As tempting as inflated pay-outs are, transferring from a final salary pension comes with risks and many members are better off staying where they are. An adviser can help you weigh up the advantages, disadvantages and long-term implications. For benefits worth over £30,000, the UK Financial Conduct Authority makes it compulsory to take regulated financial advice before transferring.

You should at least confirm your current transfer value and check if your scheme is at risk. The government’s Pension Protection Fund offers some protection but only compensates up to £33,678 a year at age 65, so if your pension offers more and your scheme is vulnerable, consider transferring.

 

Lower Pension Allowance

If your total UK pension savings (excluding the State Pension) are close to £1 million, you could breach the UK lifetime pension allowance. Anything you access over the limit is liable to 55% UK taxation when taken as a lump sum or 25% as income, even if you are resident in another country.

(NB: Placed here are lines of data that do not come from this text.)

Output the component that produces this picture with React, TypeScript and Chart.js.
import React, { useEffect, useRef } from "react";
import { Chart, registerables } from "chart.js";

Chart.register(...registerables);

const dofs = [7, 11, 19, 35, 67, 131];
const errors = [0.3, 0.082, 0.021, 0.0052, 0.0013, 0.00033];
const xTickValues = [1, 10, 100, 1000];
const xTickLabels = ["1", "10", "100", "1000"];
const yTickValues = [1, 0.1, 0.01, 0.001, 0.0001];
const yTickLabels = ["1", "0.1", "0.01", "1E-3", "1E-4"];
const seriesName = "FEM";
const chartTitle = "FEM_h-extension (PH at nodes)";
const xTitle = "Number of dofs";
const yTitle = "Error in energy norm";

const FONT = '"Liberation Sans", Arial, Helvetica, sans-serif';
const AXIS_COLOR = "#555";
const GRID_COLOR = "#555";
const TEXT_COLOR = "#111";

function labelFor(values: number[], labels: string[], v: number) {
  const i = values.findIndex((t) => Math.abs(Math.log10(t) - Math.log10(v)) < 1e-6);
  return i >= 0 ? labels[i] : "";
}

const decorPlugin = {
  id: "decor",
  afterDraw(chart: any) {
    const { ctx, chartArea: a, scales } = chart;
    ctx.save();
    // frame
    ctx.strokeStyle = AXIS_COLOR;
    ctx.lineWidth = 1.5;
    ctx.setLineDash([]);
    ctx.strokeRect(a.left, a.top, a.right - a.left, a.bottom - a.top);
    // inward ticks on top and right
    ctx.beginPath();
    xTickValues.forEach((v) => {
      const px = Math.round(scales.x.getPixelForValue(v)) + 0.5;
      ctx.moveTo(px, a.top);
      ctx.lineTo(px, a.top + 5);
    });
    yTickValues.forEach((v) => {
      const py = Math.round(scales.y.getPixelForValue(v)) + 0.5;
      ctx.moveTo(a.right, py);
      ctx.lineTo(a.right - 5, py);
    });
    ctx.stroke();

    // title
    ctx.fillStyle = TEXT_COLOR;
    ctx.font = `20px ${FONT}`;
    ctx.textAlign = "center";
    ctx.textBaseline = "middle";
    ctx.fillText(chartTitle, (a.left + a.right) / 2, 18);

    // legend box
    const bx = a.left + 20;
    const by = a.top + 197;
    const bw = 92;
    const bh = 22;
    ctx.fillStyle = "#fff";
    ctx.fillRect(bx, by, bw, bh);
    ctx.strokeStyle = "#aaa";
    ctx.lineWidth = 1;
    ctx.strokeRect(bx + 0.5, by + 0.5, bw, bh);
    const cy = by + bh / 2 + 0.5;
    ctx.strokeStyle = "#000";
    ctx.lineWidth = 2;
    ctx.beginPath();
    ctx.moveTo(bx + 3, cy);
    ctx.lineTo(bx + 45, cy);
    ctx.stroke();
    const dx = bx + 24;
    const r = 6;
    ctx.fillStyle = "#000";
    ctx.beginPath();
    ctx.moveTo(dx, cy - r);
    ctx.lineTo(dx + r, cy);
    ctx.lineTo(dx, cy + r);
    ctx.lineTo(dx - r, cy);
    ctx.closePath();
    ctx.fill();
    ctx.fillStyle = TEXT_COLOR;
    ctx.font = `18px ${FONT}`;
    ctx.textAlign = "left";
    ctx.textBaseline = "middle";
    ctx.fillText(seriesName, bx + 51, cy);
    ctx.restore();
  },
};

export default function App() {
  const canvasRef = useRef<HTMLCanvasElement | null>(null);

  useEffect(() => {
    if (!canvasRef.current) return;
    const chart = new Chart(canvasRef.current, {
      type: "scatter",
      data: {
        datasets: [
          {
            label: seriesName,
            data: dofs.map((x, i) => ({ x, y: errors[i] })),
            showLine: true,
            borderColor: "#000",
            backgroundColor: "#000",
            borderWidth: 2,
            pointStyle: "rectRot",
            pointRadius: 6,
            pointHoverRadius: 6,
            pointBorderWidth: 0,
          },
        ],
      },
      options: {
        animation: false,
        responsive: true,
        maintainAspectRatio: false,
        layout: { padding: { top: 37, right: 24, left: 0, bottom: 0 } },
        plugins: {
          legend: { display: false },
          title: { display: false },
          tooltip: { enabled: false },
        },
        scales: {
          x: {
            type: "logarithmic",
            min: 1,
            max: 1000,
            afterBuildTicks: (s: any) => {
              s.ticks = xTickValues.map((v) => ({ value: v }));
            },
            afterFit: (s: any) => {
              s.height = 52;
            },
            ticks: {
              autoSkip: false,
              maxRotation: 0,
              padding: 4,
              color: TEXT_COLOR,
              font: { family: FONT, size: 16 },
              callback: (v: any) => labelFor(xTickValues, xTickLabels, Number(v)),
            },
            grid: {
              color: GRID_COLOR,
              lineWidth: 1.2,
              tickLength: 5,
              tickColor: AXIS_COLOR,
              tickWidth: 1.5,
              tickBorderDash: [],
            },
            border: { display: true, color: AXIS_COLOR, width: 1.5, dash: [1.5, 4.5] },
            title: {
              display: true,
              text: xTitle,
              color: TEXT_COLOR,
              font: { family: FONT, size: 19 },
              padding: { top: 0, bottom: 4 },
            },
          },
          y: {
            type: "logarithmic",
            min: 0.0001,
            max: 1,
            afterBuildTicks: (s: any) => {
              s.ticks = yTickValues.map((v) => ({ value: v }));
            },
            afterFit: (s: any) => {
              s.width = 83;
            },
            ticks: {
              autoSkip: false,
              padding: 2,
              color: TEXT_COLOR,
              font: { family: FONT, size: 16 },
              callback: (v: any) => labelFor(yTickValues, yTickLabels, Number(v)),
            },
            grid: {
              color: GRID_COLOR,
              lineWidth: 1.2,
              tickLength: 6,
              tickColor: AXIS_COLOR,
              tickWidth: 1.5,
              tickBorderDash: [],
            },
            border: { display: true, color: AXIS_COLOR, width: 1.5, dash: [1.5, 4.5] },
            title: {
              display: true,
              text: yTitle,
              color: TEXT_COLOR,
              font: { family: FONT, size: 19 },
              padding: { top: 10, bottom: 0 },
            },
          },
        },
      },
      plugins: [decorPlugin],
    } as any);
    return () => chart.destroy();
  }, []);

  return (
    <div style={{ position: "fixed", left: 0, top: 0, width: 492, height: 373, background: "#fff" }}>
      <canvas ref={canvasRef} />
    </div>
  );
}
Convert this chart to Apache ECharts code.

Calculating your lifetime allowance is complex and you could go over without realising it, for example through investment growth. Those close to or over the limit should consider HMRC ‘protection’ options or transferring to a QROPS before attracting further tax penalties. Once in a QROPS, funds are out of reach of lifetime allowance charges.

 

Window Of Opportunity

If you decide transferring is right for you, now may be the time to act. Some speculate that the UK government may change the rules to make withdrawals more difficult, or start taxing pension transfers for non-residents. While changes may not happen, if they do, there may be a limited time to transfer without penalties.